Jumpstart to Digital Procurement introduces BCG’s Procurement House, which comprises the three main dimensions of the authors’ approach: value, enablers, and data foundations.(See Fig. 1.)A company must identify the primary value it wants procurement to generate and the enablers that best support this value. It can then choose the right digital tools and applications.
The approach allows procurement specialists to use digital tools to capture a wider scope of value. “We have seen value impact of 3% to 5% beyond traditional savings,” says co-author Daniel Weise, who is BCG’s global topic leader for procurement. “More importantly, the benefits also relate to areas that are especially relevant to companies today—such as innovation, quality, sustainability, speed, and risk.”
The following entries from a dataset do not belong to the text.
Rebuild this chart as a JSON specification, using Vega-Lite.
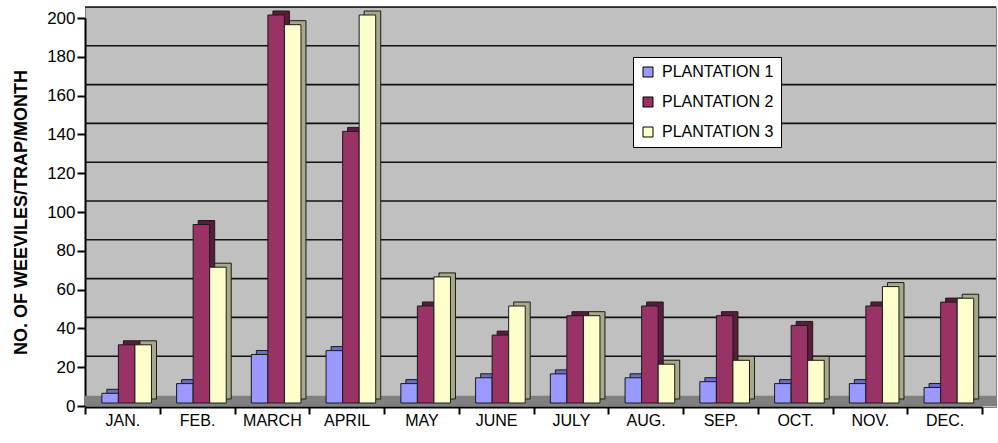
{
  "$schema": "https://vega.github.io/schema/vega-lite/v6.json",
  "width": 911,
  "height": 400,
  "autosize": "none",
  "padding": {"left": 85, "top": 7, "right": 2, "bottom": 36},
  "background": "white",
  "config": {
    "font": "Liberation Sans",
    "view": {"fill": "#C0C0C0", "stroke": "#808080", "strokeWidth": 1}
  },
  "datasets": {
    "counts": [
      {"month": "JAN.", "plantation": "PLANTATION 1", "weevils": 5},
      {"month": "JAN.", "plantation": "PLANTATION 2", "weevils": 30},
      {"month": "JAN.", "plantation": "PLANTATION 3", "weevils": 30},
      {"month": "FEB.", "plantation": "PLANTATION 1", "weevils": 10},
      {"month": "FEB.", "plantation": "PLANTATION 2", "weevils": 92},
      {"month": "FEB.", "plantation": "PLANTATION 3", "weevils": 70},
      {"month": "MARCH", "plantation": "PLANTATION 1", "weevils": 25},
      {"month": "MARCH", "plantation": "PLANTATION 2", "weevils": 200},
      {"month": "MARCH", "plantation": "PLANTATION 3", "weevils": 195},
      {"month": "APRIL", "plantation": "PLANTATION 1", "weevils": 27},
      {"month": "APRIL", "plantation": "PLANTATION 2", "weevils": 140},
      {"month": "APRIL", "plantation": "PLANTATION 3", "weevils": 200},
      {"month": "MAY", "plantation": "PLANTATION 1", "weevils": 10},
      {"month": "MAY", "plantation": "PLANTATION 2", "weevils": 50},
      {"month": "MAY", "plantation": "PLANTATION 3", "weevils": 65},
      {"month": "JUNE", "plantation": "PLANTATION 1", "weevils": 13},
      {"month": "JUNE", "plantation": "PLANTATION 2", "weevils": 35},
      {"month": "JUNE", "plantation": "PLANTATION 3", "weevils": 50},
      {"month": "JULY", "plantation": "PLANTATION 1", "weevils": 15},
      {"month": "JULY", "plantation": "PLANTATION 2", "weevils": 45},
      {"month": "JULY", "plantation": "PLANTATION 3", "weevils": 45},
      {"month": "AUG.", "plantation": "PLANTATION 1", "weevils": 13},
      {"month": "AUG.", "plantation": "PLANTATION 2", "weevils": 50},
      {"month": "AUG.", "plantation": "PLANTATION 3", "weevils": 20},
      {"month": "SEP.", "plantation": "PLANTATION 1", "weevils": 11},
      {"month": "SEP.", "plantation": "PLANTATION 2", "weevils": 45},
      {"month": "SEP.", "plantation": "PLANTATION 3", "weevils": 22},
      {"month": "OCT.", "plantation": "PLANTATION 1", "weevils": 10},
      {"month": "OCT.", "plantation": "PLANTATION 2", "weevils": 40},
      {"month": "OCT.", "plantation": "PLANTATION 3", "weevils": 22},
      {"month": "NOV.", "plantation": "PLANTATION 1", "weevils": 10},
      {"month": "NOV.", "plantation": "PLANTATION 2", "weevils": 50},
      {"month": "NOV.", "plantation": "PLANTATION 3", "weevils": 60},
      {"month": "DEC.", "plantation": "PLANTATION 1", "weevils": 8},
      {"month": "DEC.", "plantation": "PLANTATION 2", "weevils": 52},
      {"month": "DEC.", "plantation": "PLANTATION 3", "weevils": 54}
    ],
    "gridValues": [
      {"level": 20}, {"level": 40}, {"level": 60}, {"level": 80}, {"level": 100},
      {"level": 120}, {"level": 140}, {"level": 160}, {"level": 180}, {"level": 200}
    ]
  },
  "layer": [
    {
      "data": {"values": [{}]},
      "mark": {"type": "rect", "fill": "#808080"},
      "encoding": {
        "y": {
          "datum": 0,
          "type": "quantitative",
          "scale": {"domain": [0, 200], "range": [399, 11], "nice": false, "zero": true},
          "axis": {
            "title": "NO. OF WEEVILES/TRAP/MONTH",
            "titleFontSize": 18,
            "titleFontWeight": "bold",
            "titleColor": "#000000",
            "titlePadding": 16,
            "values": [0, 20, 40, 60, 80, 100, 120, 140, 160, 180, 200],
            "tickCount": 12,
            "labelOverlap": false,
            "grid": false,
            "labelFontSize": 17,
            "labelColor": "#000000",
            "labelPadding": 2,
            "tickSize": 8,
            "tickColor": "#000000",
            "tickWidth": 2,
            "domainColor": "#000000",
            "domainWidth": 2
          }
        },
        "y2": {"datum": 5.3}
      }
    },
    {
      "data": {"name": "gridValues"},
      "mark": {"type": "rule", "color": "#111111", "strokeWidth": 1.6, "yOffset": -11},
      "encoding": {
        "y": {"field": "level", "type": "quantitative"}
      }
    },
    {
      "data": {"name": "counts"},
      "mark": {"type": "bar", "stroke": "#1a1a1a", "strokeWidth": 1, "yOffset": -7, "y2Offset": -7},
      "encoding": {
        "x": {"field": "month", "type": "nominal", "sort": null},
        "xOffset": {
          "field": "plantation",
          "type": "nominal",
          "scale": {"paddingInner": 0, "paddingOuter": 0.76, "align": 0.87}
        },
        "y": {"field": "weevils", "type": "quantitative"},
        "color": {
          "field": "plantation",
          "type": "nominal",
          "scale": {"range": ["#6c6cc4", "#5a1c3c", "#a9a98a"]},
          "legend": null
        }
      }
    },
    {
      "data": {"name": "counts"},
      "mark": {"type": "bar", "stroke": "#1a1a1a", "strokeWidth": 1, "yOffset": -3, "y2Offset": -3},
      "encoding": {
        "x": {
          "field": "month",
          "type": "nominal",
          "sort": null,
          "scale": {"range": [0, 897], "paddingInner": 0, "paddingOuter": 0},
          "axis": {
            "title": null,
            "labelAngle": 0,
            "labelAlign": "center",
            "labelFontSize": 16,
            "labelColor": "#000000",
            "labelPadding": 6,
            "tickBand": "extent",
            "tickSize": 7,
            "tickColor": "#000000",
            "tickWidth": 2,
            "domainColor": "#000000",
            "domainWidth": 2
          }
        },
        "xOffset": {
          "field": "plantation",
          "type": "nominal",
          "scale": {"paddingInner": 0, "paddingOuter": 0.76, "align": 0.67}
        },
        "y": {"field": "weevils", "type": "quantitative"},
        "color": {
          "field": "plantation",
          "type": "nominal",
          "scale": {"range": ["#9999FF", "#993366", "#FFFFCC"]},
          "legend": {
            "title": null,
            "orient": "none",
            "legendX": 548,
            "legendY": 50,
            "fillColor": "#FFFFFF",
            "strokeColor": "#000000",
            "padding": 7,
            "rowPadding": 14,
            "symbolType": "square",
            "symbolSize": 100,
            "symbolStrokeColor": "#000000",
            "symbolStrokeWidth": 1,
            "labelFontSize": 16,
            "labelColor": "#000000",
            "labelOffset": 6
          }
        }
      }
    }
  ],
  "resolve": {"scale": {"color": "independent", "xOffset": "independent"}}
}
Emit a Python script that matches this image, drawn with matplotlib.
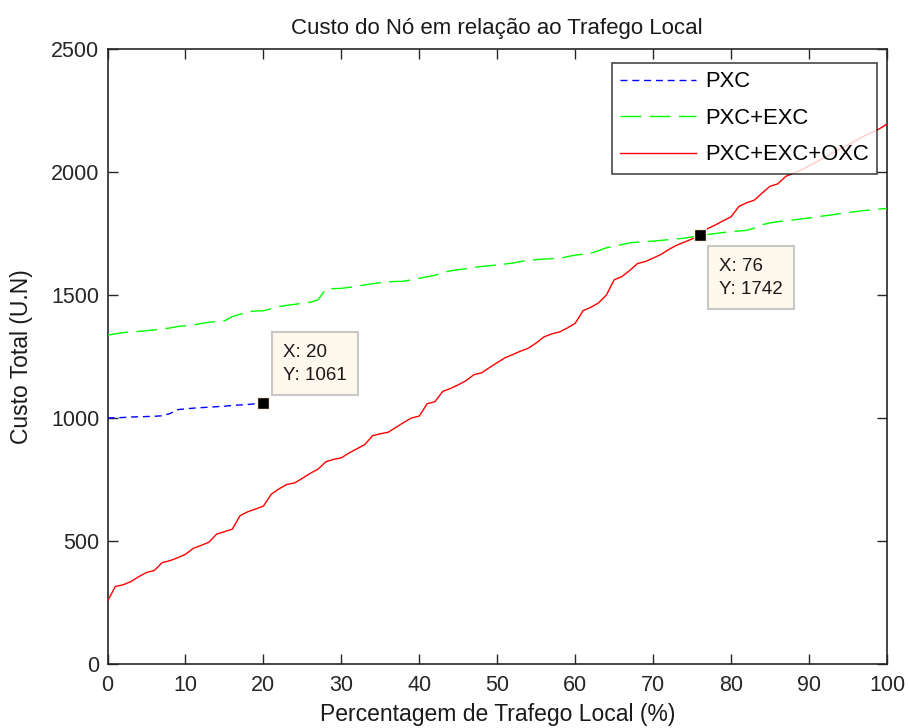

Among the powerful tools discussed is BCG’s AI Negotiation Coach which learns over time, advising buyers which go-to-market approaches and commercial and technical optimization tools to use. The current standard version of BCG’s coach recommends over 10,000 combinations of 100 approaches and tools, guiding buyers to the appropriate strategies in specific supply situations.
The book provides an in-depth discussion of each value dimension, explaining how digital can help resolve the typical challenges of conventional approaches and which enablers are required to facilitate implementation of the digital solutions. It also provides an outlook on the topics that will most likely become relevant for procurement managers in the near future.